While opportunities have opened up somewhat for people of color at primarily white universities since the 1964 Civil Rights Act, hundreds of thousands of people attend HBCUs today due to the high-quality education, stimulating atmosphere, and diversity in the student population and among professors, along with the cultural sensitivity in pedagogical methodologies. In addition, non-black students comprised 24% of enrollment at HBCUs as of 2022.
Esteemed graduates from these institutions include Thurgood Marshall, Spike Lee, Toni Morrison, and former Vice President Kamala Harris, among many others.
While Trump, Musk, and others on the political right oppose DEI initiatives, they stand in full and unqualified support for politics, programs, and institutions that promote OPK (oligarchs, plutocrats, and kleptocrats) hiring and retention initiatives. Simply consider Trump’s selection of his cabinet, advisors, and ambassadors for his second term, which includes an unprecedented number of billionaires. There is also the looming reality of a joint Trump/Musk presidency.
Falling over our bootstraps
The continuing and perennial need for DEI programs in schools and industry lays bare the lie that the United States stands as a meritocratic nation built on the dream and practice that hard work, talent, and ambition alone is the ticket to success, regardless of one’s social identities.
The story goes something like this: For those of us living in the United States, it matters not from which station of life we come. It matters not about our backgrounds and social or personal identities. We each have been born into a system that guarantees equal and equitable access to opportunities.
Success is ours through hard work, study, ambition, and by deferring gratification to later in our lives.
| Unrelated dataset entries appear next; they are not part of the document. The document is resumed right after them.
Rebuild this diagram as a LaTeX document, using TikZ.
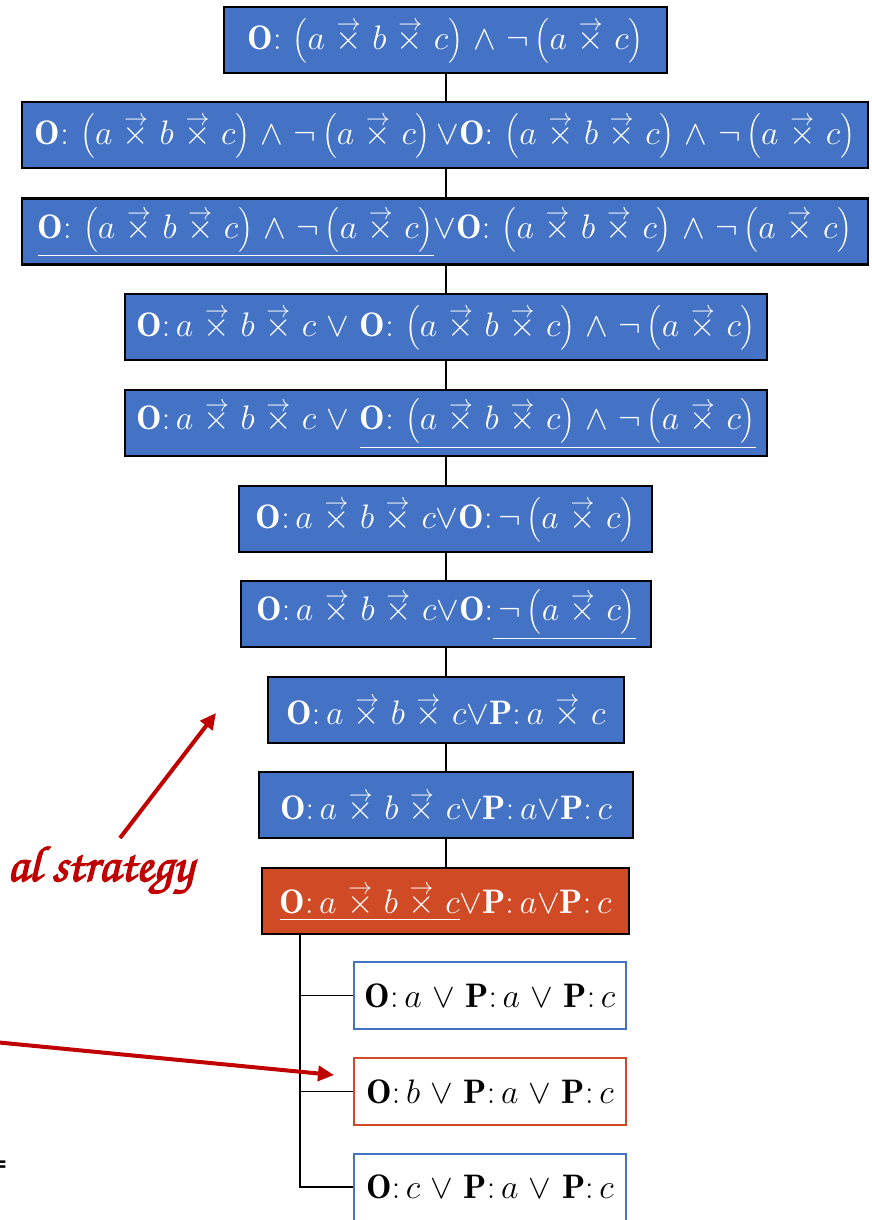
\RequirePackage{fix-cm}
\documentclass[tikz,border=0pt]{standalone}
\usepackage{amsmath}
\usepackage{fontspec}
\usetikzlibrary{arrows.meta}
\newfontfamily\chorus[Extension=.otf,FakeBold=2.5]{texgyrechorus-mediumitalic}
\newfontfamily\dejasans{DejaVu Sans}
\definecolor{boxblue}{HTML}{4472C4}
\definecolor{boxred}{HTML}{D14A26}
\definecolor{arrred}{HTML}{C00000}
\newcommand{\vxglyph}{\hbox{\ooalign{$\times$\cr\hidewidth\raisebox{18.5pt}{$\scriptstyle\rightarrow$}\hidewidth\cr}}}
\newcommand{\vx}{\mathbin{\vphantom{\overrightarrow{\times}}\smash{\vxglyph}}}
\newcommand{\OO}{\mathbf{O}{:}\,}
\newcommand{\PP}{\mathbf{P}{:}\,}
\newcommand{\pp}[1]{\left(#1\right)}
\medmuskip=5.5mu plus 2mu minus 2mu
\begin{document}
\begin{tikzpicture}[x=1pt,y=-1pt,
  bx/.style={draw=black, line width=2.4pt, fill=boxblue, text=white, minimum height=66pt, inner sep=0pt, font=\fontsize{34}{40}\selectfont},
  rbx/.style={bx, fill=boxred},
  wbx/.style={draw=boxblue, line width=2pt, fill=white, text=black, minimum width=272pt, minimum height=67pt, inner sep=0pt, font=\fontsize{34}{40}\selectfont},
  wrbx/.style={wbx, draw=boxred},
  conn/.style={line width=1.8pt, draw=black},
  redarrow/.style={line width=4pt, draw=arrred, -{Triangle[length=16pt,width=15pt]}}
]
\useasboundingbox (0,0) rectangle (871,1220);

\node[bx, minimum width=443pt] (b1) at (445.5,40) {$\OO \pp{a\vx b\vx c}\wedge\neg\pp{a\vx c}$};
\node[bx, minimum width=846pt] (b2) at (445,135) {$\OO \pp{a\vx b\vx c}\wedge\neg\pp{a\vx c}\mathord{\vee}\OO \pp{a\vx b\vx c}\wedge\neg\pp{a\vx c}$};
\node[bx, minimum width=846pt] (b3) at (445,231.5) {$\underline{\OO \pp{a\vx b\vx c}\wedge\neg\pp{a\vx c}}\mathord{\vee}\OO \pp{a\vx b\vx c}\wedge\neg\pp{a\vx c}$};
\node[bx, minimum width=642pt] (b4) at (446,327) {$\OO a\vx b\vx c\vee\OO \pp{a\vx b\vx c}\wedge\neg\pp{a\vx c}$};
\node[bx, minimum width=642pt] (b5) at (446,423) {$\OO a\vx b\vx c\vee\underline{\OO \pp{a\vx b\vx c}\wedge\neg\pp{a\vx c}}$};
\node[bx, minimum width=413pt] (b6) at (445.5,519) {$\OO a\vx b\vx c\mathord{\vee}\OO \neg\pp{a\vx c}$};
\node[bx, minimum width=410pt] (b7) at (446,614) {$\OO a\vx b\vx c\mathord{\vee}\mathbf{O}{:}\underline{\,\neg\pp{a\vx c}}$};
\node[bx, minimum width=356pt] (b8) at (446,710) {$\OO a\vx b\vx c\mathord{\vee}\PP a\vx c$};
\node[bx, minimum width=374pt] (b9) at (446,805) {$\OO a\vx b\vx c\mathord{\vee}\PP a\mathord{\vee}\PP c$};
\node[rbx, minimum width=367pt] (b10) at (445.5,901) {$\underline{\OO a\vx b\vx c}\mathord{\vee}\PP a\mathord{\vee}\PP c$};
\node[wbx] (b11) at (490,995.5) {$\OO a \vee \PP a \vee \PP c$};
\node[wrbx] (b12) at (490,1091.5) {$\OO b \vee \PP a \vee \PP c$};
\node[wbx] (b13) at (490,1187) {$\OO c \vee \PP a \vee \PP c$};

\foreach \u/\v in {b1/b2,b2/b3,b3/b4,b4/b5,b5/b6,b6/b7,b7/b8,b8/b9,b9/b10}
  \draw[conn] (\u.south -| 446,0) -- (\v.north -| 446,0);
\coordinate (trunk) at (300,0);
\draw[conn] (b10.south -| trunk) |- (b13.west);
\draw[conn] (b11.west) -- (b11.west -| trunk);
\draw[conn] (b12.west) -- (b12.west -| trunk);

\coordinate (a1s) at (120,838);
\coordinate (a1e) at (216,713);
\draw[redarrow] (a1s) -- (a1e);
\coordinate (a2s) at (-6,1042);
\coordinate (a2e) at (334,1075);
\draw[redarrow] (a2s) -- (a2e);

\node[anchor=base west, inner sep=0pt, text=arrred] (strat) at (7,881) {\resizebox{186pt}{!}{\chorus al strategy}};
\node[anchor=east, inner sep=0pt] (eq) at (8,1166) {\dejasans\bfseries\fontsize{22}{24}\selectfont =};
\end{tikzpicture}
\end{document}
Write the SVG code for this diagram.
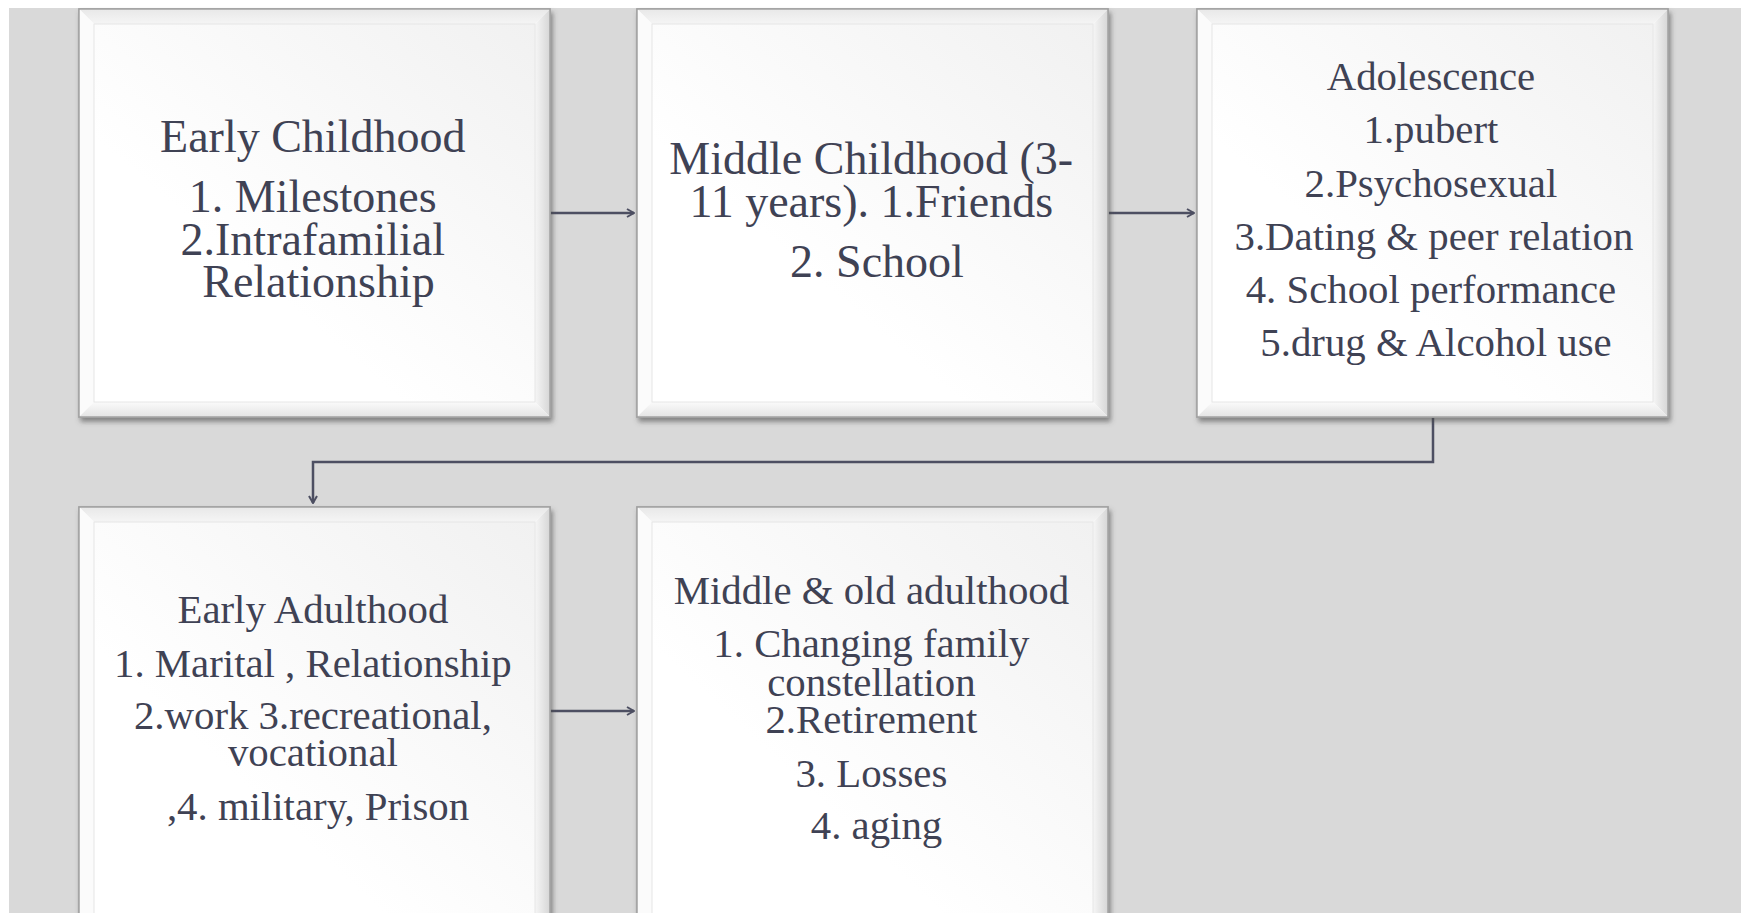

We will succeed if we “keep our nose to the grindstone” (ouch!) and “pull ourselves up by our bootstraps” (without falling over on our faces).
This concept of “meritocracy” is founded on “personal responsibility,” and those who do not achieve success must accept responsibility for their failures. Maybe they did not try hard enough. Maybe they failed to scale any barriers that could have been placed in their way because they did not have enough will, self-control, fortitude, intelligence, or character or because they simply made bad choices.
While of course, we are all accountable and liable for our actions, what impact do the systemic conditions of our nation have to do with personal success?
This concept of meritocracy fails to consider the long legacy of differentials of power and privilege based on the social identities of race, socioeconomic class, gender, gender identity, sexual identity, ability, age, and others.
Today, the United States stands as the most culturally and religiously diverse country in the world. This diversity poses great challenges and great opportunities. The way we meet these challenges will determine whether we remain in the abyss of our history or whether we can truly achieve our promise of becoming a shining beacon to the world.
When deployed effectively, DEI initiatives can give us all the opportunity to shine to the outer limits of our potential.